CCTV

CCTV

Artigo de Bruce Schneider no The Guardian, mostra que as pervasivas câmeras de vigilância têm pouca efetividade (resolvendo alguns crimes aqui e ali), representando um enorme gasto para as coletividades e podendo servir para bisbiblhotar a vida alheia, criar vídeos “best videos”, ou espionar políticos e mais ainda, criar uma sensação de medo e paranóia, o “sujeito inseguro”, como discutimos em post a partir da palestra de Mireille Rosello. Muitas imagens não são sequer verificadas e quando são, não servem para nada. Mas uma vez, questiona-se a eficiência desse panóptico eletrônico.


Police officers monitor CCTV screens in the control room at New Scotland Yard in London.
Photograph: Kirsty Wigglesworth/AFP/Getty

Trechos da matéria:

“(…) This fact has been demonstrated again and again: by a comprehensive study for the Home Office in 2005, by several studies in the US, and again with new data announced last month by New Scotland Yard. They actually solve very few crimes, and their deterrent effect is minimal.

(…) Additionally, while a police officer on the street can respond to a crime in progress, the same officer in front of a CCTV screen can only dispatch another officer to arrive much later.

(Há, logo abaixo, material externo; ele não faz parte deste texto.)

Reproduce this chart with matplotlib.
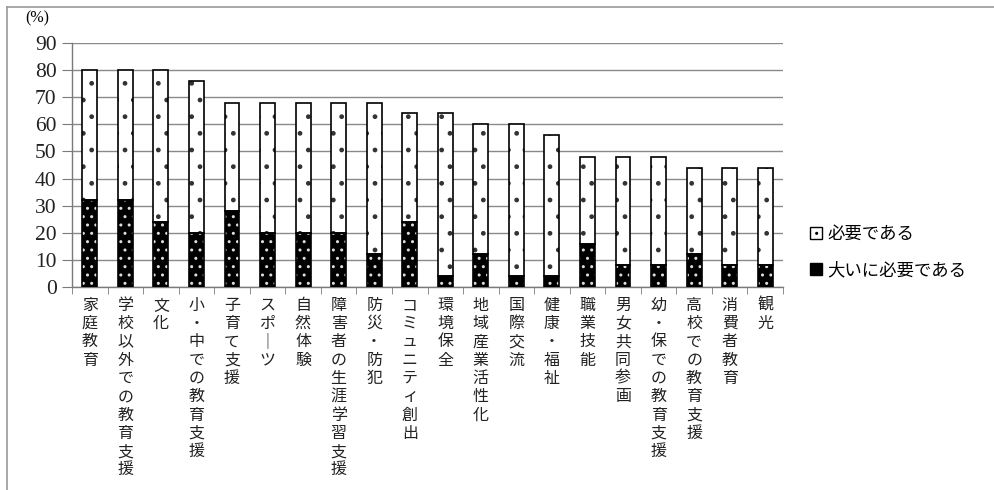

By their very nature, cameras result in underused and misallocated police resources.

(…) We live in a unique time in our society: the cameras are everywhere, and we can still see them. Ten years ago, cameras were much rarer than they are today. And in 10 years, they’ll be so small you won’t even notice them. Already, companies like L-1 Security Solutions are developing police-state CCTV surveillance technologies like facial recognition for China, technology that will find their way into countries like the UK. The time to address appropriate limits on this technology is before the cameras fade from notice.”